Combined experimental and theoretical approach to improve measurement accuracy of temperature-dependent reflectance of copper for near-infrared lasers

Abstract

AbstractThe low process stability of laser welding of copper with near-infrared lasers requires precise input data for process control and meaningful simulations. But meanwhile, available datasets of temperature-dependent reflectance or absorptance for near-infrared lasers on copper do not show good agreement between the different sources and often do not include the fusion process, which is of crucial importance for realistic laser welding simulations. Additionally, most of the datasets are only calculated. Therefore, in a previous study, temperature-dependent reflectance measurements were performed on electro tough-pitch copper using a near-infrared laser. The measurements revealed a reflectance drift, which was induced by the setup behavior during heating, and the time-dependence of chemical reactions like the redox-reaction as possible error sources. In this study, experiments on laser melting as the fundamental process of laser welding were performed, together with corresponding simulations using the measured reflectance values for oxide-reduced and for untreated copper from the previous study.
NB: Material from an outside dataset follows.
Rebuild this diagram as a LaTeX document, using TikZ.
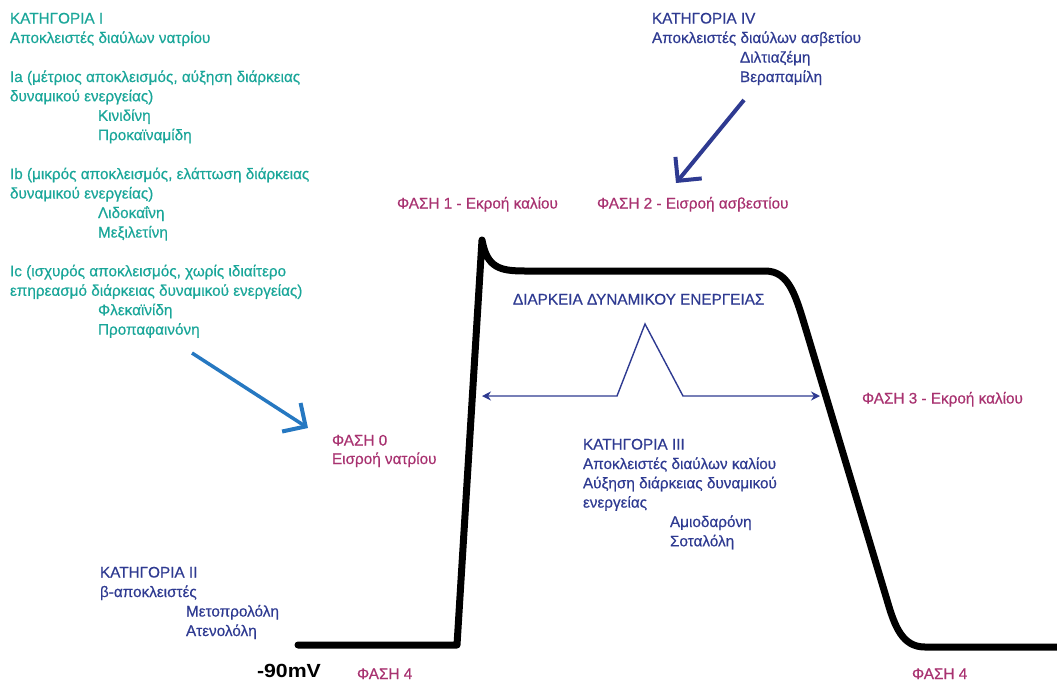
\documentclass[tikz,border=0pt]{standalone}
\usepackage{fontspec}
\setmainfont[FakeBold=0.5]{Liberation Sans}
\newfontfamily\mvfont[FakeStretch=1.12]{Liberation Sans Bold}
\usetikzlibrary{arrows.meta}
\definecolor{tealc}{RGB}{26,166,153}
\definecolor{navyc}{RGB}{46,58,145}
\definecolor{magc}{RGB}{168,50,112}
\definecolor{bluec}{RGB}{38,120,193}
\begin{document}
\begin{tikzpicture}[x=1pt,y=-1pt,
  every node/.style={inner sep=0pt, outer sep=0pt, anchor=base west, font=\fontsize{15.3}{18}\selectfont},
  tI/.style={text=tealc},
  tN/.style={text=navyc},
  tM/.style={text=magc},
  ap/.style={line width=7pt, line cap=round, line join=round, black},
  bigarrow/.style={line width=4pt, -{Straight Barb[length=17pt,width=34pt,line width=4pt]}},
  dur/.style={navyc, line width=1.4pt, line join=miter, {Stealth[length=9pt,width=9pt]}-{Stealth[length=9pt,width=9pt]}}]
\useasboundingbox (0,0) rectangle (1057,683);

% Category I
\node[tI] (c1a) at (10,23.5) {ΚΑΤΗΓΟΡΙΑ I};
\node[tI] (c1b) at (10,43) {Αποκλειστές διαύλων νατρίου};
\node[tI] (c1c) at (10,82) {Ia (μέτριος αποκλεισμός, αύξηση διάρκειας};
\node[tI] (c1d) at (10,101.3) {δυναμικού ενεργείας)};
\node[tI] (c1e) at (98,120.8) {Κινιδίνη};
\node[tI] (c1f) at (98,140.2) {Προκαϊναμίδη};
\node[tI] (c1g) at (10,179.1) {Ib (μικρός αποκλεισμός, ελάττωση διάρκειας};
\node[tI] (c1h) at (10,198.5) {δυναμικού ενεργείας)};
\node[tI] (c1i) at (98,218) {Λιδοκαΐνη};
\node[tI] (c1j) at (98,237.5) {Μεξιλετίνη};
\node[tI] (c1k) at (10,276.3) {Ic (ισχυρός αποκλεισμός, χωρίς ιδιαίτερο};
\node[tI] (c1l) at (10,295.8) {επηρεασμό διάρκειας δυναμικού ενεργείας)};
\node[tI] (c1m) at (98,315.2) {Φλεκαϊνίδη};
\node[tI] (c1n) at (98,334.7) {Προπαφαινόνη};

% Category IV
\node[tN] (c4a) at (652,23.5) {ΚΑΤΗΓΟΡΙΑ IV};
\node[tN] (c4b) at (652,43) {Αποκλειστές διαύλων ασβετίου};
\node[tN] (c4c) at (740,62.5) {Διλτιαζέμη};
\node[tN] (c4d) at (740,82) {Βεραπαμίλη};

% Category II
\node[tN] (c2a) at (100,577.5) {ΚΑΤΗΓΟΡΙΑ II};
\node[tN] (c2b) at (100,597) {β-αποκλειστές};
\node[tN] (c2c) at (186,616.5) {Μετοπρολόλη};
\node[tN] (c2d) at (186,636) {Ατενολόλη};

% Category III
\node[tN] (c3a) at (583,449.5) {ΚΑΤΗΓΟΡΙΑ III};
\node[tN] (c3b) at (583,469) {Αποκλειστές διαύλων καλίου};
\node[tN] (c3c) at (583,488.3) {Αύξηση διάρκειας δυναμικού};
\node[tN] (c3d) at (583,507.6) {ενεργείας};
\node[tN] (c3e) at (670,527) {Αμιοδαρόνη};
\node[tN] (c3f) at (670,546.3) {Σοταλόλη};

% Phases
\node[tM] (p1) at (397,208.5) {ΦΑΣΗ 1 - Εκροή καλίου};
\node[tM] (p2) at (597,208.5) {ΦΑΣΗ 2 - Εισροή ασβεστίου};
\node[tM] (p0a) at (332,445.5) {ΦΑΣΗ 0};
\node[tM] (p0b) at (332,464) {Εισροή νατρίου};
\node[tM] (p3) at (862,403.5) {ΦΑΣΗ 3 - Εκροή καλίου};
\node[tM] (p4l) at (357,679) {ΦΑΣΗ 4};
\node[tM] (p4r) at (912,679) {ΦΑΣΗ 4};

\node[tN] (dur) at (513,304.5) {ΔΙΑΡΚΕΙΑ ΔΥΝΑΜΙΚΟΥ ΕΝΕΡΓΕΙΑΣ};
\node[font=\mvfont\fontsize{19}{24}\selectfont] (mv) at (257,677.5) {-90mV};

% action potential
\coordinate (apL) at (298,645);
\coordinate (apR) at (1057,647);
\draw[ap] (apL) -- (457,645) -- (482,240) .. controls (487,268) and (500,271) .. (525,271) -- (765,271)
  .. controls (790,271) and (796,297) .. (807,333) -- (887,600)
  .. controls (895,628) and (903,647) .. (925,647) -- (apR);

% duration arrow
\coordinate (dl) at (482,396);
\coordinate (dr) at (820,396);
\draw[dur] (dl) -- (617,396) -- (645,324) -- (683,396) -- (dr);

% arrows
\coordinate (a4s) at (744,100);
\coordinate (a4e) at (676,183);
\draw[bigarrow, navyc] (a4s) -- (a4e);
\coordinate (a1s) at (192,353);
\coordinate (a1e) at (308,428);
\draw[bigarrow, bluec, line width=3.5pt] (a1s) -- (a1e);
\end{tikzpicture}
\end{document}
Then, the simulations were compared with the experiments to estimate the accuracy of the reflectance measurements. To provide context, the same simulations were also conducted using reflectance datasets from other authors. In a second step, the reflectance data were corrected with respect to the reflectance drift and the effects of redox reactions were adapted to the conditions of the laser melting experiments. Using the resulting reflectance curves, an improved agreement of simulation results and the experiments was achieved over a range of different test cases, without the necessity of correction factors in the simulation model.